Amorphous CoSiB/Pt multilayer is a perpendicular magnetic anisotropy material to achieve high squareness, low coercivity, strong anisotropy, and smooth domain wall (DW) motion, because of the smoother interface compared with crystalline multilayers. For [CoSiB(6 Å)/Pt (14 Å)]N multilayers with N = 3, 6, and 9, we studied the field-induced DW dynamics. The effective anisotropy constant K1eff is 1.5 × 106 erg/cm3 for all the N values, and the linear increment of coercive field Hc with N gives constant exchange coupling J. By analyzing the field dependence of DW images at room temperature, a clear creep motion with the exponent μ = 1/4 could be observed. Even though the pinning field Hdep slightly increases with N, the pinning potential energy Uc is constant (=35 kBT) for all the N values. These results imply that the amorphous [CoSiB/Pt]N multilayers are inherently homogeneous compared to crystalline multilayers.

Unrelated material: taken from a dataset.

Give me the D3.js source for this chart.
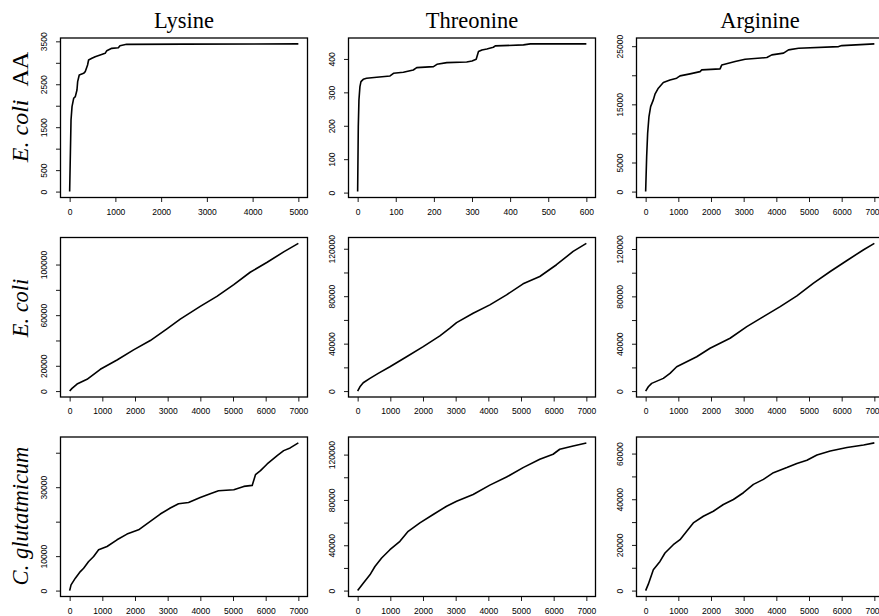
<!DOCTYPE html>
<html>
<head>
<meta charset="utf-8">
<script src="https://cdn.jsdelivr.net/npm/d3@7"></script>
<style>
  body { margin: 0; background: #fff; }
</style>
</head>
<body>
<script>

// column titles and row labels
var aminoAcids = ['Lysine', 'Threonine', 'Arginine'];
var rowLabels = [['E. coli', 'AA'], ['E. coli', ''], ['C. glutatmicum', '']];

// row 1: E. coli AA
var ecoliAALysX = [0, 30, 52, 88, 124, 160, 175, 210, 305, 340, 392, 414, 486, 558, 667, 776, 812, 920, 1065, 1100, 1245, 2500, 5000];
var ecoliAALysY = [0, 1669, 1978, 2173, 2211, 2367, 2560, 2716, 2755, 2793, 2949, 3065, 3104, 3142, 3181, 3220, 3282, 3337, 3350, 3398, 3430, 3436, 3440];

var ecoliAAThrX = [0, 1.7, 3.4, 6, 8.7, 14.7, 23.5, 50, 85, 94, 120, 146, 155, 199, 208, 234, 286, 300, 311, 317, 326, 339, 356, 361, 435, 453, 600];
var ecoliAAThrY = [3, 197, 277, 317, 332, 339, 342, 345, 349, 357, 360, 367, 374, 377, 384, 389, 391, 394, 399, 422, 427, 430, 435, 439, 442, 445, 445];

var ecoliAAArgX = [0, 31, 61, 102, 153, 235, 286, 388, 541, 745, 950, 1052, 1358, 1665, 1717, 2278, 2330, 2738, 3044, 3710, 3862, 4220, 4372, 4680, 5905, 6007, 7000];
var ecoliAAArgY = [0, 6018, 10040, 12900, 14615, 15770, 16750, 17780, 18740, 19200, 19500, 19890, 20240, 20630, 20920, 21100, 21780, 22350, 22760, 23040, 23500, 23800, 24360, 24650, 24930, 25100, 25390];

// row 2: E. coli
var ecoliLysX = [0, 73, 226, 532, 939, 1450, 1957, 2468, 2978, 3385, 3997, 4507, 5024, 5526, 6046, 6551, 7000];
var ecoliLysY = [0, 2140, 5560, 9290, 17220, 24600, 32540, 39920, 49200, 56900, 66900, 74840, 84100, 93900, 101800, 110000, 116700];

var ecoliThrX = [0, 70, 171, 376, 630, 988, 1498, 2007, 2517, 2823, 3028, 3535, 4046, 4557, 5064, 5575, 6086, 6596, 7000];
var ecoliThrY = [0, 3640, 7020, 10700, 14960, 20540, 29000, 37480, 46490, 52990, 57740, 65680, 72700, 81150, 90450, 96620, 106510, 117750, 124500];

var ecoliArgX = [0, 82, 184, 541, 745, 950, 1563, 1971, 2584, 3096, 3605, 4117, 4629, 5138, 5650, 6162, 6671, 7000];
var ecoliArgY = [0, 3640, 6520, 10750, 14990, 20570, 29040, 36150, 44620, 54450, 62910, 71380, 80440, 91200, 101020, 110330, 119390, 124730];

// row 3: C. glutatmicum
var cgluLysX = [0, 43, 174, 327, 428, 581, 734, 887, 1144, 1450, 1755, 2110, 2468, 2774, 3080, 3333, 3639, 3997, 4303, 4556, 5024, 5330, 5587, 5688, 5841, 6046, 6352, 6551, 6749, 7000];
var cgluLysY = [0, 1660, 3600, 5520, 6500, 8430, 9880, 11830, 12790, 14740, 16390, 17640, 20060, 22210, 23950, 25200, 25580, 27030, 28110, 28980, 29270, 30230, 30520, 33630, 34800, 36740, 39160, 40610, 41400, 42850];

var cgluThrX = [0, 171, 376, 529, 734, 988, 1294, 1547, 1905, 2312, 2722, 3028, 3535, 4046, 4557, 5064, 5575, 5982, 6186, 6596, 7000];
var cgluThrY = [0, 6560, 13920, 21280, 28720, 36080, 43440, 52300, 59750, 67110, 74470, 78900, 84840, 93090, 100180, 108510, 115870, 120300, 124730, 127660, 130320];

var cgluArgX = [0, 82, 235, 439, 592, 846, 1052, 1257, 1459, 1766, 2072, 2379, 2686, 2992, 3299, 3605, 3912, 4322, 4629, 4936, 5243, 5650, 6162, 6671, 7000];
var cgluArgY = [0, 2820, 9110, 12760, 16450, 20100, 22300, 25960, 29650, 32560, 34760, 37700, 39900, 42850, 46500, 48700, 51650, 53850, 55610, 57060, 59390, 61150, 62650, 63790, 64670];

// tick values and the labels R actually printed
var xTicks5000 = [0, 1000, 2000, 3000, 4000, 5000];
var xTicks600 = [0, 100, 200, 300, 400, 500, 600];
var xTicks7000 = [0, 1000, 2000, 3000, 4000, 5000, 6000, 7000];

var yTicks3500 = [0, 500, 1000, 1500, 2000, 2500, 3000, 3500];
var yLabels3500 = [0, 500, 1500, 2500, 3500];
var yTicks400 = [0, 100, 200, 300, 400];
var yTicks25000 = [0, 5000, 10000, 15000, 20000, 25000];
var yLabels25000 = [0, 5000, 15000, 25000];
var yTicks100000 = [0, 20000, 40000, 60000, 80000, 100000];
var yLabels100000 = [0, 20000, 60000, 100000];
var yTicks120000 = [0, 20000, 40000, 60000, 80000, 100000, 120000];
var yLabels120000 = [0, 40000, 80000, 120000];
var yTicks40000 = [0, 10000, 20000, 30000, 40000];
var yLabels40000 = [0, 10000, 30000];
var yTicks60000 = [0, 10000, 20000, 30000, 40000, 50000, 60000];
var yLabels60000 = [0, 20000, 40000, 60000];

var panels = [
  { x: ecoliAALysX, y: ecoliAALysY, xt: xTicks5000, yt: yTicks3500, yl: yLabels3500 },
  { x: ecoliAAThrX, y: ecoliAAThrY, xt: xTicks600, yt: yTicks400, yl: yTicks400 },
  { x: ecoliAAArgX, y: ecoliAAArgY, xt: xTicks7000, yt: yTicks25000, yl: yLabels25000 },
  { x: ecoliLysX, y: ecoliLysY, xt: xTicks7000, yt: yTicks100000, yl: yLabels100000 },
  { x: ecoliThrX, y: ecoliThrY, xt: xTicks7000, yt: yTicks120000, yl: yLabels120000 },
  { x: ecoliArgX, y: ecoliArgY, xt: xTicks7000, yt: yTicks120000, yl: yLabels120000 },
  { x: cgluLysX, y: cgluLysY, xt: xTicks7000, yt: yTicks40000, yl: yLabels40000 },
  { x: cgluThrX, y: cgluThrY, xt: xTicks7000, yt: yTicks120000, yl: yLabels120000 },
  { x: cgluArgX, y: cgluArgY, xt: xTicks7000, yt: yTicks60000, yl: yLabels60000 }
];

// layout of the 3x3 grid (R mfrow style)
var colLeft = [60.5, 348.5, 636.5];
var rowTop = [38, 237.5, 437];
var plotW = 247;
var plotH = 159.5;

var svg = d3.select('body')
  .append('svg')
  .attr('width', 879)
  .attr('height', 616)
  .style('display', 'block');

// R pads the data range by 4% on each side
function padded(values) {
  var ext = d3.extent(values);
  var pad = (ext[1] - ext[0]) * 0.04;
  return [ext[0] - pad, ext[1] + pad];
}

panels.forEach(function(p, i) {
  var row = Math.floor(i / 3);
  var col = i % 3;

  var g = svg.append('g')
    .attr('transform', 'translate(' + colLeft[col] + ',' + rowTop[row] + ')');

  var x = d3.scaleLinear().domain(padded(p.x)).range([0, plotW]);
  var y = d3.scaleLinear().domain(padded(p.y)).range([plotH, 0]);

  var xAxis = g.append('g')
    .attr('transform', 'translate(0,' + plotH + ')')
    .call(d3.axisBottom(x).tickValues(p.xt).tickSize(4.5).tickFormat(d3.format('d')));

  xAxis.select('.domain').remove();
  xAxis.selectAll('line').attr('stroke', '#000').attr('stroke-width', 0.9);
  xAxis.selectAll('text')
    .attr('y', 17)
    .attr('dy', 0)
    .attr('fill', '#000')
    .style('font-family', '"Liberation Sans", Arial, sans-serif')
    .style('font-size', '8.5px');

  var yAxis = g.append('g')
    .call(d3.axisLeft(y).tickValues(p.yt).tickSize(4.5).tickFormat(function(d) {
      return p.yl.indexOf(d) >= 0 ? String(d) : '';
    }));

  yAxis.select('.domain').remove();
  yAxis.selectAll('line').attr('stroke', '#000').attr('stroke-width', 0.9);
  yAxis.selectAll('text')
    .attr('x', 0)
    .attr('dy', 0)
    .attr('text-anchor', 'middle')
    .attr('transform', 'translate(-14,0) rotate(-90)')
    .attr('fill', '#000')
    .style('font-family', '"Liberation Sans", Arial, sans-serif')
    .style('font-size', '8.5px');

  var line = d3.line()
    .x(function(d) { return x(d[0]); })
    .y(function(d) { return y(d[1]); });

  g.append('path')
    .datum(d3.zip(p.x, p.y))
    .attr('d', line)
    .attr('fill', 'none')
    .attr('stroke', '#000')
    .attr('stroke-width', 1.6)
    .attr('stroke-linejoin', 'round');

  // box round the plot region
  g.append('rect')
    .attr('x', 0)
    .attr('y', 0)
    .attr('width', plotW)
    .attr('height', plotH)
    .attr('fill', 'none')
    .attr('stroke', '#000')
    .attr('stroke-width', 1.3);
});

// column titles
svg.selectAll('text.title')
  .data(aminoAcids)
  .enter()
  .append('text')
  .attr('class', 'title')
  .attr('x', function(d, i) { return colLeft[i] + plotW / 2; })
  .attr('y', 27.5)
  .attr('text-anchor', 'middle')
  .style('font-family', '"Liberation Serif", "Times New Roman", serif')
  .style('font-size', '22.5px')
  .text(function(d) { return d; });

// row labels, species name in italics
var rowCenter = [107, 308, 516];
var rowSize = ['24px', '22.5px', '22.5px'];
rowLabels.forEach(function(lab, i) {
  var t = svg.append('text')
    .attr('transform', 'translate(28,' + rowCenter[i] + ') rotate(-90)')
    .attr('text-anchor', 'middle')
    .style('font-family', '"Liberation Serif", "Times New Roman", serif')
    .style('font-size', rowSize[i]);
  t.append('tspan').style('font-style', 'italic').text(lab[0]);
  if (lab[1]) {
    t.append('tspan').attr('dx', 13).text(lab[1]);
  }
});

</script>
</body>
</html>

For N ≤ 6, the pinning site density ρpin is less than 1000/μm2, which is about 1 pinning site per the typical device junction size of 30 × 30 nm2. Also, the exchange stiffness constant Aex is obtained to be 0.48 × 10−6 erg/cm, and the domain wall width is expected to be smaller than 5.5 nm. These results may be applicable for spin-transfer-torque magnetic random access memory and DW logic device applications.